• **Exercise aim**
From the entries below, copy every line where the string "this" appears.

• **Data entries**

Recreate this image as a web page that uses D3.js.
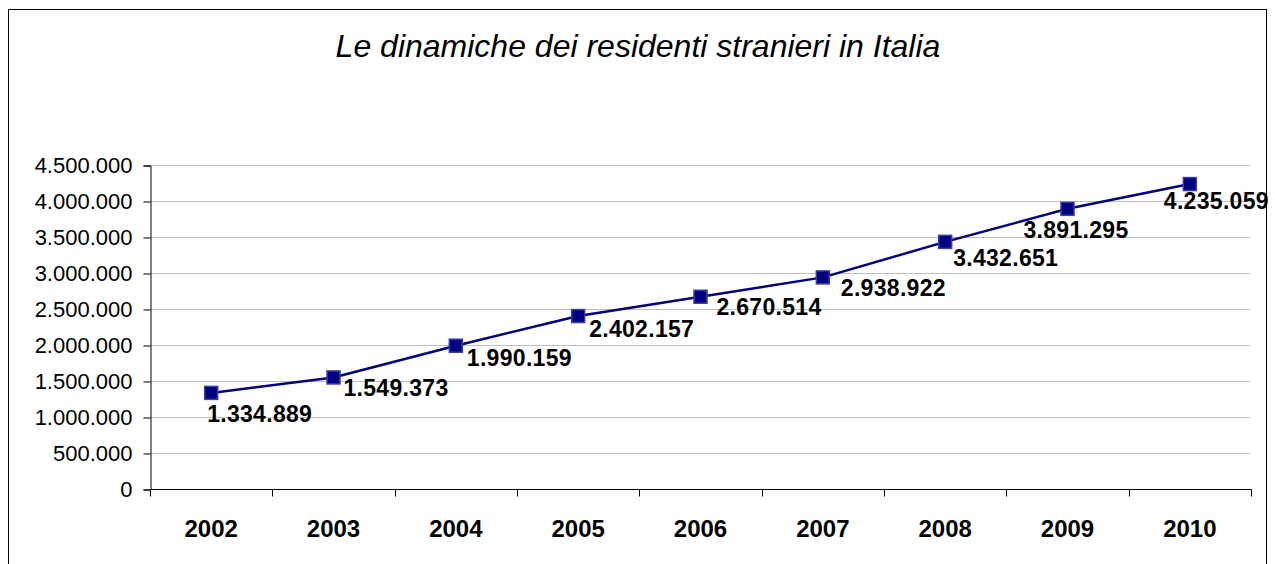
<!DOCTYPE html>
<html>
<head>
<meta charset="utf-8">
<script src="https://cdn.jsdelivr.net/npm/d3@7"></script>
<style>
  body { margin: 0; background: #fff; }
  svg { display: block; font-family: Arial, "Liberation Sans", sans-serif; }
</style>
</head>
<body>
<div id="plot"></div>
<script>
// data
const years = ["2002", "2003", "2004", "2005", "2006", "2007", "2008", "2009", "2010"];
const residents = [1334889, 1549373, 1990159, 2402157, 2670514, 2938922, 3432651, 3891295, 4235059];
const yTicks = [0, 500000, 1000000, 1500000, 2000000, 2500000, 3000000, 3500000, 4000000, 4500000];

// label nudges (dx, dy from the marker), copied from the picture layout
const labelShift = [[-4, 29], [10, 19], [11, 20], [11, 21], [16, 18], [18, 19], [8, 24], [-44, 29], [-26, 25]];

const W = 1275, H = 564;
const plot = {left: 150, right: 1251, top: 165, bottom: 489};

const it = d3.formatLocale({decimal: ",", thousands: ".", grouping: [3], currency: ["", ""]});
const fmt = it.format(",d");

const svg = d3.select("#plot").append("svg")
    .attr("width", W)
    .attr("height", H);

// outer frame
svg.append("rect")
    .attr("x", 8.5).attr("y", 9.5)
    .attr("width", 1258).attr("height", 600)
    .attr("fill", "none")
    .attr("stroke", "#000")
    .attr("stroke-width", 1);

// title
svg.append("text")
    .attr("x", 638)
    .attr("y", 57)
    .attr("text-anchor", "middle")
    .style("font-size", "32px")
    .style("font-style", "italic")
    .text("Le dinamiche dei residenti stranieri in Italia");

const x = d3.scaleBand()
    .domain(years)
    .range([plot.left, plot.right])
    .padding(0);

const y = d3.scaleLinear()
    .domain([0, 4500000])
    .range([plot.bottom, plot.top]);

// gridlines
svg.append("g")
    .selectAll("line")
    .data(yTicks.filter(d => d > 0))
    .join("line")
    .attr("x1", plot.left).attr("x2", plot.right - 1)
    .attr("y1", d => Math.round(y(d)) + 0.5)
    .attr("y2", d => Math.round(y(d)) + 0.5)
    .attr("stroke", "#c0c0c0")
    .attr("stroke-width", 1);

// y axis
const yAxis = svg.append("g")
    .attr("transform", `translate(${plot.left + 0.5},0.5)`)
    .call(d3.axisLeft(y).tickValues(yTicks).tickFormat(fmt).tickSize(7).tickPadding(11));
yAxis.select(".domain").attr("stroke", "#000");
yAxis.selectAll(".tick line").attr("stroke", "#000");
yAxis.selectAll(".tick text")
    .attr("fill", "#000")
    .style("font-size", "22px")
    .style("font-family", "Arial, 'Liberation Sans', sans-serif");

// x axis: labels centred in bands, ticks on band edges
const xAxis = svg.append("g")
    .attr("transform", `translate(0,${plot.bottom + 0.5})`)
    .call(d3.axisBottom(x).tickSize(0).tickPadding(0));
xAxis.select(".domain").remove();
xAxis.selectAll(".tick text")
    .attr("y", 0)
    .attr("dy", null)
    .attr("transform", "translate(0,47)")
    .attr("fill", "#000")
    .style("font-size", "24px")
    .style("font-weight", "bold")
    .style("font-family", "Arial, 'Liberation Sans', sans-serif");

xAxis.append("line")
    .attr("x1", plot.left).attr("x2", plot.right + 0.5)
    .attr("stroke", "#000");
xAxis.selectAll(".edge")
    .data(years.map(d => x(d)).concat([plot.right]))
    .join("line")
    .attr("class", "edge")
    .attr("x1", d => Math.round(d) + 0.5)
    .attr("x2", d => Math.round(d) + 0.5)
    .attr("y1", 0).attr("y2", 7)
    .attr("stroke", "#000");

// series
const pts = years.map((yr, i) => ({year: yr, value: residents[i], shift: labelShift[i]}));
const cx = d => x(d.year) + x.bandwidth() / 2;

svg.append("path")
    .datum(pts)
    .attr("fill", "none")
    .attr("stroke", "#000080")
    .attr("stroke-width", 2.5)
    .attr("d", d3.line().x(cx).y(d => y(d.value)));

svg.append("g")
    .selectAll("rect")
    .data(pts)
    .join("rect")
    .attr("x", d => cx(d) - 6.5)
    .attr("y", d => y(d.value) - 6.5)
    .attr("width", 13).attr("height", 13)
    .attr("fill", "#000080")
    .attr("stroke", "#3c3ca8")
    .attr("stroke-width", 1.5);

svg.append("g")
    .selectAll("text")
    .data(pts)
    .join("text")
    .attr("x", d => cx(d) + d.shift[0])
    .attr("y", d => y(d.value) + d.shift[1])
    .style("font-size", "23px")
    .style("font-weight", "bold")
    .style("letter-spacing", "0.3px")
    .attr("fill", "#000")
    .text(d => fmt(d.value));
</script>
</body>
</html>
---
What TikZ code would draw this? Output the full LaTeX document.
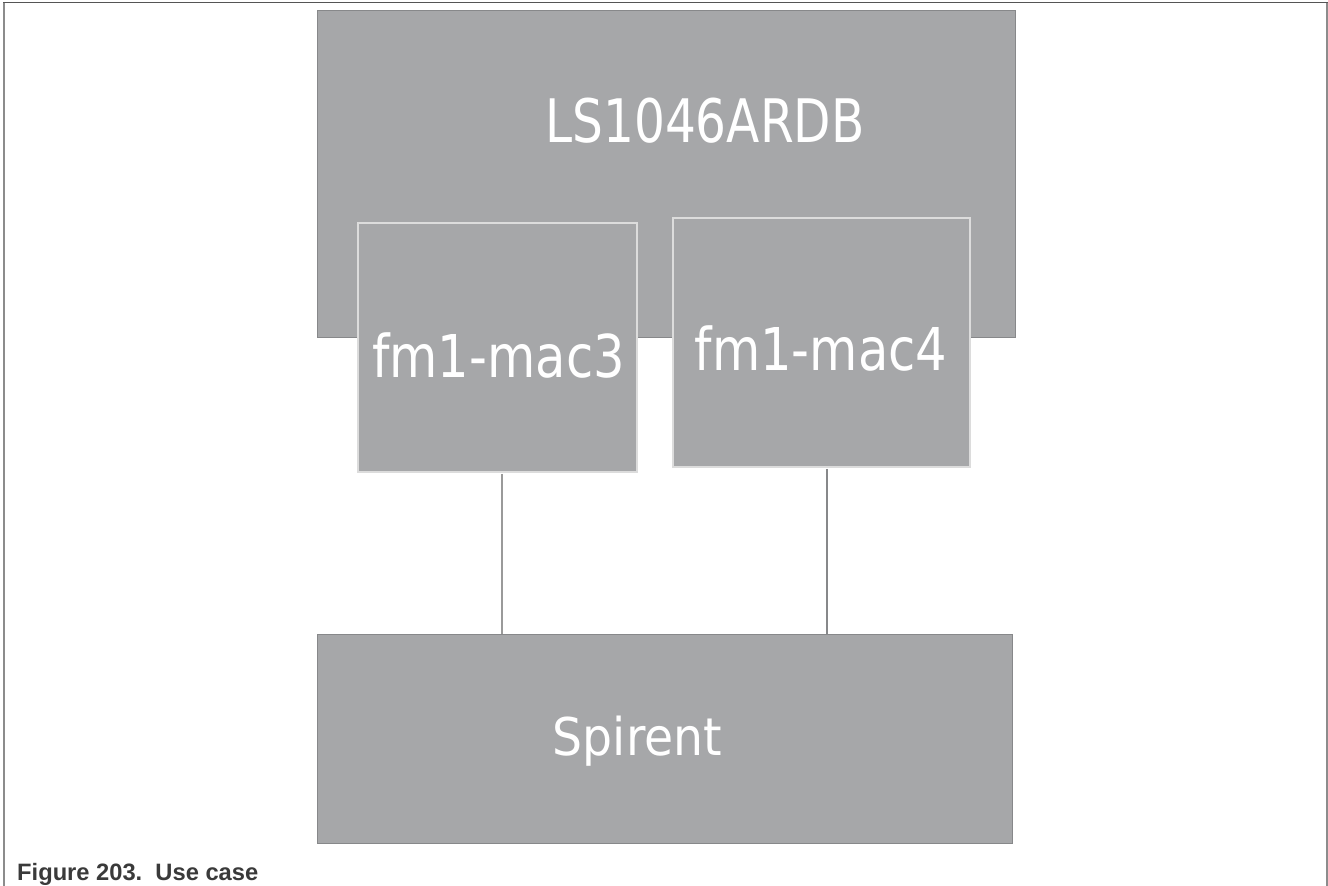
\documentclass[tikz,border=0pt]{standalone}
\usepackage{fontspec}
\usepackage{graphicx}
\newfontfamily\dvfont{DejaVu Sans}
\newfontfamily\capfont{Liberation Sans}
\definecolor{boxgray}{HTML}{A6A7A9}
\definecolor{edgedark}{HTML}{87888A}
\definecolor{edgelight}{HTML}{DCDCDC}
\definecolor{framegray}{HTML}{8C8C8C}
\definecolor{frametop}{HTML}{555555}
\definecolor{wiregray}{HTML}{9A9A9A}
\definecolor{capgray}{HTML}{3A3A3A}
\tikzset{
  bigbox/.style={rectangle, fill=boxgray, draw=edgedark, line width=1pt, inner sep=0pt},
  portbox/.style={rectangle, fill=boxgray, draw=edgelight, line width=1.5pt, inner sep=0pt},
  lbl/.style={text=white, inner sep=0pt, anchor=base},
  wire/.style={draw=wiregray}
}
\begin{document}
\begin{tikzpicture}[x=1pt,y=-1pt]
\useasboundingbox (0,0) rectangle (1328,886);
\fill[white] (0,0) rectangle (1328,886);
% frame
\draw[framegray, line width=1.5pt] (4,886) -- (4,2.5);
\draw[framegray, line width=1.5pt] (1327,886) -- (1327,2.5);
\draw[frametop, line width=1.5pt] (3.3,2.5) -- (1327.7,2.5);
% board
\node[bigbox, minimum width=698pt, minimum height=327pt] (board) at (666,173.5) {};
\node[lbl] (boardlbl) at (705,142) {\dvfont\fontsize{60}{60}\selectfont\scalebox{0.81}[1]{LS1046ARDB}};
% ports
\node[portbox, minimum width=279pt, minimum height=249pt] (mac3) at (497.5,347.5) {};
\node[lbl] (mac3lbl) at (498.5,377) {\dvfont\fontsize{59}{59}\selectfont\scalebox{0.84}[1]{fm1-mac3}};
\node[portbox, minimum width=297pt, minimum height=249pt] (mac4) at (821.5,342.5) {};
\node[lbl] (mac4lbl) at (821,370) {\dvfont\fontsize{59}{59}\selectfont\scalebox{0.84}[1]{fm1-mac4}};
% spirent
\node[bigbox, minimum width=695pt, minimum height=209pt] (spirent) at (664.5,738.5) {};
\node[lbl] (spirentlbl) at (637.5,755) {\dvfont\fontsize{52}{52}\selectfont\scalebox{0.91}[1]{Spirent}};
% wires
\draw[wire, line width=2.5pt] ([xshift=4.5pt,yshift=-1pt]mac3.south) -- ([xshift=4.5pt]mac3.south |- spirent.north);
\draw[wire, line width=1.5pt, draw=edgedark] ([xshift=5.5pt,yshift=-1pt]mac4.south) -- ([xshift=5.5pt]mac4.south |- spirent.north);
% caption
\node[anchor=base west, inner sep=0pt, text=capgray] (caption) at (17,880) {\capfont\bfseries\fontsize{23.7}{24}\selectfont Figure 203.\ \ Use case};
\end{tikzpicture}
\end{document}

• **In response**
Recreate this image as a web page that uses D3.js.
What TikZ code would draw this? Output the full LaTeX document.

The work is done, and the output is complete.